> TASK INPUT:
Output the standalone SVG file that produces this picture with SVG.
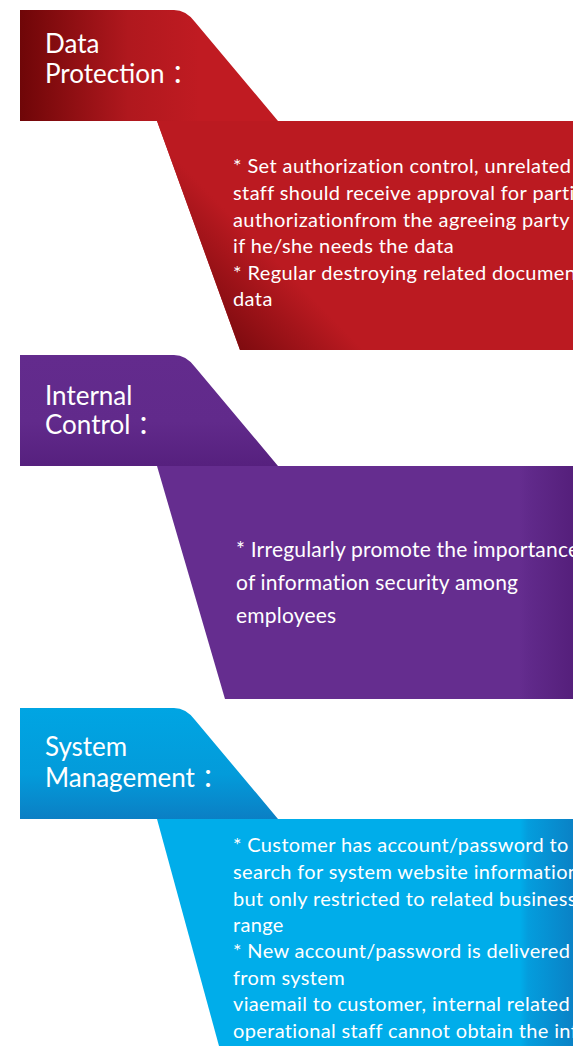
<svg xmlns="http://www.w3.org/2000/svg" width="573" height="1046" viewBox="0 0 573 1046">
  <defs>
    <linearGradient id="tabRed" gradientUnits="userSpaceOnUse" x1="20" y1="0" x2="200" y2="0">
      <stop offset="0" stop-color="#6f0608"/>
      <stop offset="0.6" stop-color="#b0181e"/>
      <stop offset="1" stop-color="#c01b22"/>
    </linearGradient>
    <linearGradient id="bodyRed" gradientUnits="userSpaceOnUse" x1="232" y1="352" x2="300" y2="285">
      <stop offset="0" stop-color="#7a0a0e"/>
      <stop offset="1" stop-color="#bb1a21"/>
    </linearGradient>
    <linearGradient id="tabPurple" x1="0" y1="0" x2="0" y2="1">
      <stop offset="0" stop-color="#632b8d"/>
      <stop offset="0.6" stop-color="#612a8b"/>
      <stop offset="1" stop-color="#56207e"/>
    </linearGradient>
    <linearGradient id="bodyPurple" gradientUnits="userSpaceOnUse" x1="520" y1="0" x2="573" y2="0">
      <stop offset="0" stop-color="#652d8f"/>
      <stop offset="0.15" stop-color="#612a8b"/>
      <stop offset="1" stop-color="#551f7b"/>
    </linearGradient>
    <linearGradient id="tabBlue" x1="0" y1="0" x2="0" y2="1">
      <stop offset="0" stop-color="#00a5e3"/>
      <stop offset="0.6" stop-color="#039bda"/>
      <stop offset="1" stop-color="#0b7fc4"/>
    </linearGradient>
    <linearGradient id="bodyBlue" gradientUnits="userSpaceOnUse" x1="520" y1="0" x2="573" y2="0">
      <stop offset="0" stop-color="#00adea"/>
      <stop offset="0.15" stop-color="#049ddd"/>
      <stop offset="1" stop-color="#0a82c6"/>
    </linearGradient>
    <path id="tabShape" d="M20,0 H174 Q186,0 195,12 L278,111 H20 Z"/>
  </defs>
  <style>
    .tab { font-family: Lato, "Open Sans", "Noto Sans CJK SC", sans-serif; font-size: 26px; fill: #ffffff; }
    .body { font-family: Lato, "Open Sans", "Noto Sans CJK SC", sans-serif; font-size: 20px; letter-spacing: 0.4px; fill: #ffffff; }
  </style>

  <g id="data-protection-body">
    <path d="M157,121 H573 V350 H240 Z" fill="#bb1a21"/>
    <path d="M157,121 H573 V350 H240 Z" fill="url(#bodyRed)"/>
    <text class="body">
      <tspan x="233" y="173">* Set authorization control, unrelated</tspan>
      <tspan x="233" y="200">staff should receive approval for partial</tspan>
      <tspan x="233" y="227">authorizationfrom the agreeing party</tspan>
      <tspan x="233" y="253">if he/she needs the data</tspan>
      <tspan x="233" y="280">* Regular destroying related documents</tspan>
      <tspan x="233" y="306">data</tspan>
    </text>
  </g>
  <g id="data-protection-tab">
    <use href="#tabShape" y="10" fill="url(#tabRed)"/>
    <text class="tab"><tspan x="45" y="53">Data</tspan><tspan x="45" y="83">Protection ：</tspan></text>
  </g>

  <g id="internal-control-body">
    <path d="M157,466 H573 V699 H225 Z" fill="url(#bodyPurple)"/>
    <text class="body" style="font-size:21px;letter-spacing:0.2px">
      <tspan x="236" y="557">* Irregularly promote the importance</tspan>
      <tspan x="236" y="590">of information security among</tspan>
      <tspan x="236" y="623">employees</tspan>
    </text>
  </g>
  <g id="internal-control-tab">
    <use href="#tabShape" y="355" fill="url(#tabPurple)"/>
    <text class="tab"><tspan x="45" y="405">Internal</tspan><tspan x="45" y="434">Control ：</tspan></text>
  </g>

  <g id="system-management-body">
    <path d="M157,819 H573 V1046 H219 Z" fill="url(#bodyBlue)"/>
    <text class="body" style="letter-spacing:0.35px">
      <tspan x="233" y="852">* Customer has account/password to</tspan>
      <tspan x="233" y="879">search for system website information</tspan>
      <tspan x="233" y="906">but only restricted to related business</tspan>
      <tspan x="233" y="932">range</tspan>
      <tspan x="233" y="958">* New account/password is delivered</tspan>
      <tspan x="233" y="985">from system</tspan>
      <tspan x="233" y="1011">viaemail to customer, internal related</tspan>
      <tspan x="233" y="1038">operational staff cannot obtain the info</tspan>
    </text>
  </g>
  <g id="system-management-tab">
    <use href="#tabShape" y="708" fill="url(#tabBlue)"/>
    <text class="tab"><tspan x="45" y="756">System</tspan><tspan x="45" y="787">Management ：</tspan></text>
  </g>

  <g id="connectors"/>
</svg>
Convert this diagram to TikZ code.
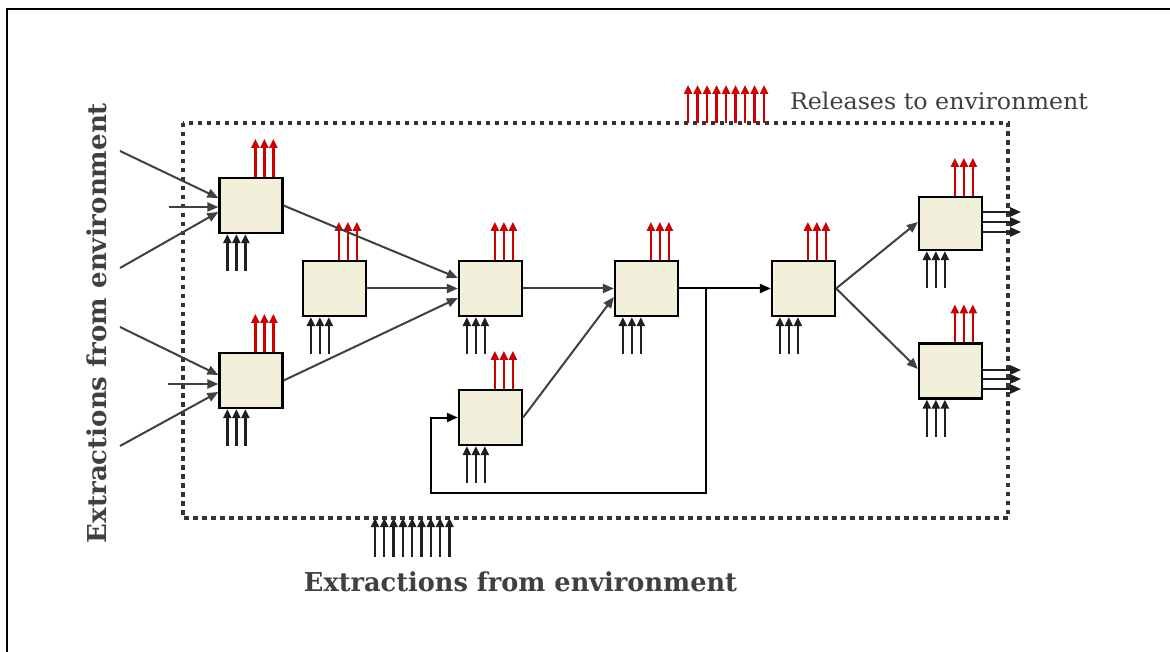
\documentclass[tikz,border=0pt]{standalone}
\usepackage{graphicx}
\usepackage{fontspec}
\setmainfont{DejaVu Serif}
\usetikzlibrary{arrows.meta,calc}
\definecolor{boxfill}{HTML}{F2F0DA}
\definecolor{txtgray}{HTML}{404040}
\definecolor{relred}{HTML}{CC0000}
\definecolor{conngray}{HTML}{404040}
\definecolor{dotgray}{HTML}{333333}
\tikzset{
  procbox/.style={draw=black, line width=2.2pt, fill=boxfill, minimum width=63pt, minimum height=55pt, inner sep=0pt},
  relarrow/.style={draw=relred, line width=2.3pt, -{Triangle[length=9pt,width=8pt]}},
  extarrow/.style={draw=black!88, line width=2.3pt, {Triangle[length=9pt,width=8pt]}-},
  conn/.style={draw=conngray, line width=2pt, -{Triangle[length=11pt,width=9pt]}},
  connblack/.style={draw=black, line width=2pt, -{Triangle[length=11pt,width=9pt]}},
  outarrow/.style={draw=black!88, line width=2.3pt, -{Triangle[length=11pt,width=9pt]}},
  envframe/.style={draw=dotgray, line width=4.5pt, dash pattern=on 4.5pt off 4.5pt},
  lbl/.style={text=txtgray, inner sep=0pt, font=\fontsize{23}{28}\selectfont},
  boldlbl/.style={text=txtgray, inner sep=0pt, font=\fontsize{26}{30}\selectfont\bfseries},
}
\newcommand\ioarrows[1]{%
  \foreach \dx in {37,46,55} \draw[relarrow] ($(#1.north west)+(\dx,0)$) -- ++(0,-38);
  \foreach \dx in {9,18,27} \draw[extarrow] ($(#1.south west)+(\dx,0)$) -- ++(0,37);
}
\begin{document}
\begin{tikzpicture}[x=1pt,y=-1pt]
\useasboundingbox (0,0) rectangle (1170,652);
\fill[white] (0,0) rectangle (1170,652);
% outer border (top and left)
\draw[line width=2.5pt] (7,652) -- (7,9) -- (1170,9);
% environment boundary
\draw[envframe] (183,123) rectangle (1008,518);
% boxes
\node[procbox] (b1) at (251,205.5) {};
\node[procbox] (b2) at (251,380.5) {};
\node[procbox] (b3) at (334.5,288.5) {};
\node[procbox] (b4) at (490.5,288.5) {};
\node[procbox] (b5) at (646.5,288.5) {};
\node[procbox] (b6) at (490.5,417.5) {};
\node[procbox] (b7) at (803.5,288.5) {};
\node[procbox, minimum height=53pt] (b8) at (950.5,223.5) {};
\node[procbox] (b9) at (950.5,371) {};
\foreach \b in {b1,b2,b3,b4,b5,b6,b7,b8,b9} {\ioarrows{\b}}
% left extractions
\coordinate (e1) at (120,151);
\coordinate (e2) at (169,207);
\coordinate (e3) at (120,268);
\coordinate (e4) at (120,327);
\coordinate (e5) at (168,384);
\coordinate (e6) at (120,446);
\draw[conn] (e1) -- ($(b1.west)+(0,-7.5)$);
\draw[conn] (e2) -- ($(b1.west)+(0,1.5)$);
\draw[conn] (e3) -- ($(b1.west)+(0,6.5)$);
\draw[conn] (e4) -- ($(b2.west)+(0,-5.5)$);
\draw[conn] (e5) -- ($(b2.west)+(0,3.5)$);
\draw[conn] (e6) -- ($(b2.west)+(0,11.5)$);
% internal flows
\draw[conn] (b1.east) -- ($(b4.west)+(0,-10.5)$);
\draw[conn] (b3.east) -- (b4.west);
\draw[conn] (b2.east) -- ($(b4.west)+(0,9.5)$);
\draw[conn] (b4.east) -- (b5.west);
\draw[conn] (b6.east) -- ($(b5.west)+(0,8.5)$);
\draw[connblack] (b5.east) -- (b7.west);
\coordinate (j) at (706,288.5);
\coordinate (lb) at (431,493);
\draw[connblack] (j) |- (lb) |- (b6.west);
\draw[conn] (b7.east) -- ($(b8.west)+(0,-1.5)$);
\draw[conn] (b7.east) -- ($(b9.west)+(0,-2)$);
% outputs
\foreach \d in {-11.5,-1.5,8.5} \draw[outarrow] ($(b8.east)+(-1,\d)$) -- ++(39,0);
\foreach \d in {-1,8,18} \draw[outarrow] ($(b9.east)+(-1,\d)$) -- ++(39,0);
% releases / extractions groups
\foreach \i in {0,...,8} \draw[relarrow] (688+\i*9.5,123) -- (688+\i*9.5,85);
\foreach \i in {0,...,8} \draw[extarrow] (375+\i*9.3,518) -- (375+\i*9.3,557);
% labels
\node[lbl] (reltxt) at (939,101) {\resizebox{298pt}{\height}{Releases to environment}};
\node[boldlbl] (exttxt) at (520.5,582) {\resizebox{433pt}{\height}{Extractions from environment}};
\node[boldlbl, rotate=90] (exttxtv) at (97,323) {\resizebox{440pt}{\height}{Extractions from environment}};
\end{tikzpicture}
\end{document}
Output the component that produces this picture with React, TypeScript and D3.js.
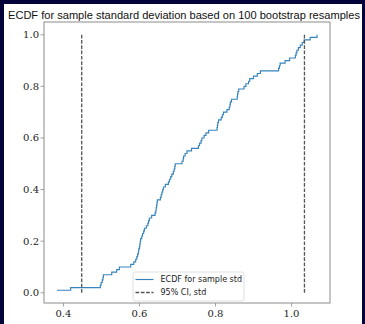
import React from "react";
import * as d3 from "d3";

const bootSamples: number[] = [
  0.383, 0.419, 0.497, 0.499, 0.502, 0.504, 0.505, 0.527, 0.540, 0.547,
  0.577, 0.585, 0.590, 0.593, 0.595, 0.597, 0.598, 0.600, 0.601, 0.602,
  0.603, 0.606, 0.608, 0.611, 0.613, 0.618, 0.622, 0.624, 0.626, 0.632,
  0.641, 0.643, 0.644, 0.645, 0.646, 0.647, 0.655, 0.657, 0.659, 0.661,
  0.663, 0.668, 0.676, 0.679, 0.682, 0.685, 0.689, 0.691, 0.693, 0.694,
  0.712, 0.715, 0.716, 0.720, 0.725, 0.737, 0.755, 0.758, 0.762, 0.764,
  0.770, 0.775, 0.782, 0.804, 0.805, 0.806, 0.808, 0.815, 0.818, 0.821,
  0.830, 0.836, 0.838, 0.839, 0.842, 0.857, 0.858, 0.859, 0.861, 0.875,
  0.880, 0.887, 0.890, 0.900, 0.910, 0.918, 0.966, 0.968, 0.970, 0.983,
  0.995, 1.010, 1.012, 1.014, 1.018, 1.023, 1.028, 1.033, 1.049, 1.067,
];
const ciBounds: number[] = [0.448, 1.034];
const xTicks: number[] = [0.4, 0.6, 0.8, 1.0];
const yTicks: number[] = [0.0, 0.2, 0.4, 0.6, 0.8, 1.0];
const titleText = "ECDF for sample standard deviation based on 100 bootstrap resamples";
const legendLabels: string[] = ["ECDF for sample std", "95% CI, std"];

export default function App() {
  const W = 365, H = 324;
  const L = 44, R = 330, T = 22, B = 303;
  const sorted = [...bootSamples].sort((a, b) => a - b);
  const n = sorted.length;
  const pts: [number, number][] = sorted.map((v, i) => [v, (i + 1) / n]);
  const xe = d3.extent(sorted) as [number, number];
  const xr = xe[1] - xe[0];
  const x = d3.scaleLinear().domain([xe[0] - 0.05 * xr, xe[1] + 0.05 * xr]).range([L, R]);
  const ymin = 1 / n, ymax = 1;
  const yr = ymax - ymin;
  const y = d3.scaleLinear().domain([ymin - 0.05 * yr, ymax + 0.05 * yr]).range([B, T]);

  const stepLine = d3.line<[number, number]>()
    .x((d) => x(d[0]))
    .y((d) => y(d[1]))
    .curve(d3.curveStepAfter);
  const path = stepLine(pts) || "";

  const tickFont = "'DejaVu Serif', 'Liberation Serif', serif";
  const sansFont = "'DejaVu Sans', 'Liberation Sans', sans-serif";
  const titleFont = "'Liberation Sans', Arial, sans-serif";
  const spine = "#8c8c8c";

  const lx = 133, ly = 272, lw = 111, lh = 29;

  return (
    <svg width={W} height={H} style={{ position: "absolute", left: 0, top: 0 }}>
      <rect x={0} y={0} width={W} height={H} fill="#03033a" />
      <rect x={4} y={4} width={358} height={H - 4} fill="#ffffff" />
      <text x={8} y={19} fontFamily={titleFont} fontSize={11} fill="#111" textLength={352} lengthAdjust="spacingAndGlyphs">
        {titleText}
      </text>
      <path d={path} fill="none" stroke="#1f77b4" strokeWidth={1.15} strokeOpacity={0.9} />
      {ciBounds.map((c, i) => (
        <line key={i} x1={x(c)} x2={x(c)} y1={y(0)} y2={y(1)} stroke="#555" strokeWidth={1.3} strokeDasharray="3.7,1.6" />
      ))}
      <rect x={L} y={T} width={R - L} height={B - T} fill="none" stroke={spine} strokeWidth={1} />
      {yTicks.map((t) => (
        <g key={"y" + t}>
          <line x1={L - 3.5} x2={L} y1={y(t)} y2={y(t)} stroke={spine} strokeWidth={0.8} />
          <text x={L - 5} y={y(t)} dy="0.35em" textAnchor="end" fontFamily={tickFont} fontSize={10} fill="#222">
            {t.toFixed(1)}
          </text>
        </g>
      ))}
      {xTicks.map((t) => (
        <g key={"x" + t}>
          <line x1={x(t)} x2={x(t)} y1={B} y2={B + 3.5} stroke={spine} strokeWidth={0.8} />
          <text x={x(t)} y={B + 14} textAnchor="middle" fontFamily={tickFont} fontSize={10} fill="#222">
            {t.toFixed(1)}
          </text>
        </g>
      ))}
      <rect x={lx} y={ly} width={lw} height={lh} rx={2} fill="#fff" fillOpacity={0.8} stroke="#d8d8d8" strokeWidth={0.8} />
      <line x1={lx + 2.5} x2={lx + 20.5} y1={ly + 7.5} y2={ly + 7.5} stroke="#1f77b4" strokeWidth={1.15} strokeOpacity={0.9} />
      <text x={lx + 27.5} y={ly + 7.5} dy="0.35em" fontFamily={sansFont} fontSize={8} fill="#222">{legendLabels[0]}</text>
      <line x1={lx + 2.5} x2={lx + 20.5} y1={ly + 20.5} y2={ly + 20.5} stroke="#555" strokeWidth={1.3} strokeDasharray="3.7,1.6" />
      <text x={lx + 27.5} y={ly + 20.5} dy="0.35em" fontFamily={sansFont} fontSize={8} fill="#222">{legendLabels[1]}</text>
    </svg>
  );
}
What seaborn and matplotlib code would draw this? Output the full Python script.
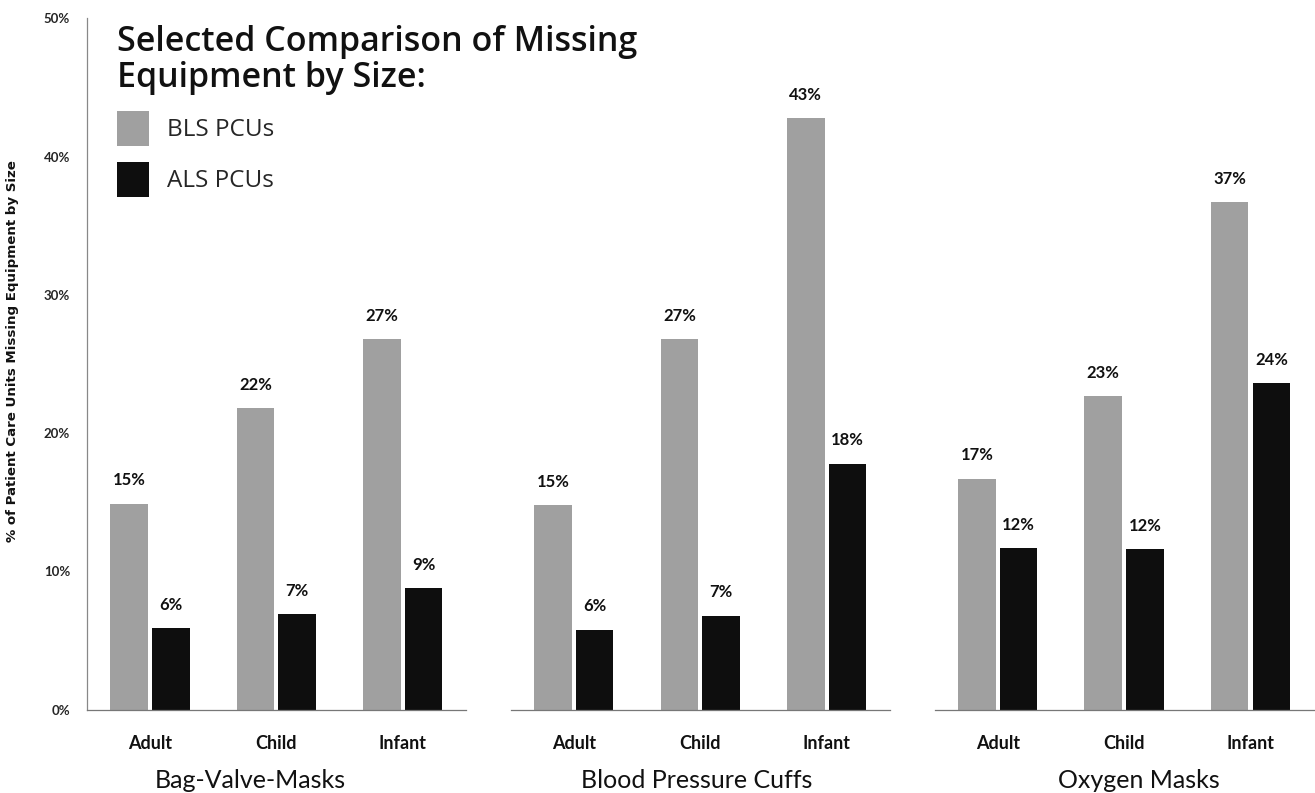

> STATED GOAL:
Output exactly the lines from the one containing "Output the component" through the one containing "const legendLabels: string[]", both included, and nothing else; leave out any pictures.

> THE COMPLETED TASK:
Output the component that produces this picture with React, TypeScript and D3.js.
import React from "react";
import * as d3 from "d3";

const bootSamples: number[] = [
  0.383, 0.419, 0.497, 0.499, 0.502, 0.504, 0.505, 0.527, 0.540, 0.547,
  0.577, 0.585, 0.590, 0.593, 0.595, 0.597, 0.598, 0.600, 0.601, 0.602,
  0.603, 0.606, 0.608, 0.611, 0.613, 0.618, 0.622, 0.624, 0.626, 0.632,
  0.641, 0.643, 0.644, 0.645, 0.646, 0.647, 0.655, 0.657, 0.659, 0.661,
  0.663, 0.668, 0.676, 0.679, 0.682, 0.685, 0.689, 0.691, 0.693, 0.694,
  0.712, 0.715, 0.716, 0.720, 0.725, 0.737, 0.755, 0.758, 0.762, 0.764,
  0.770, 0.775, 0.782, 0.804, 0.805, 0.806, 0.808, 0.815, 0.818, 0.821,
  0.830, 0.836, 0.838, 0.839, 0.842, 0.857, 0.858, 0.859, 0.861, 0.875,
  0.880, 0.887, 0.890, 0.900, 0.910, 0.918, 0.966, 0.968, 0.970, 0.983,
  0.995, 1.010, 1.012, 1.014, 1.018, 1.023, 1.028, 1.033, 1.049, 1.067,
];
const ciBounds: number[] = [0.448, 1.034];
const xTicks: number[] = [0.4, 0.6, 0.8, 1.0];
const yTicks: number[] = [0.0, 0.2, 0.4, 0.6, 0.8, 1.0];
const titleText = "ECDF for sample standard deviation based on 100 bootstrap resamples";
const legendLabels: string[] = ["ECDF for sample std", "95% CI, std"];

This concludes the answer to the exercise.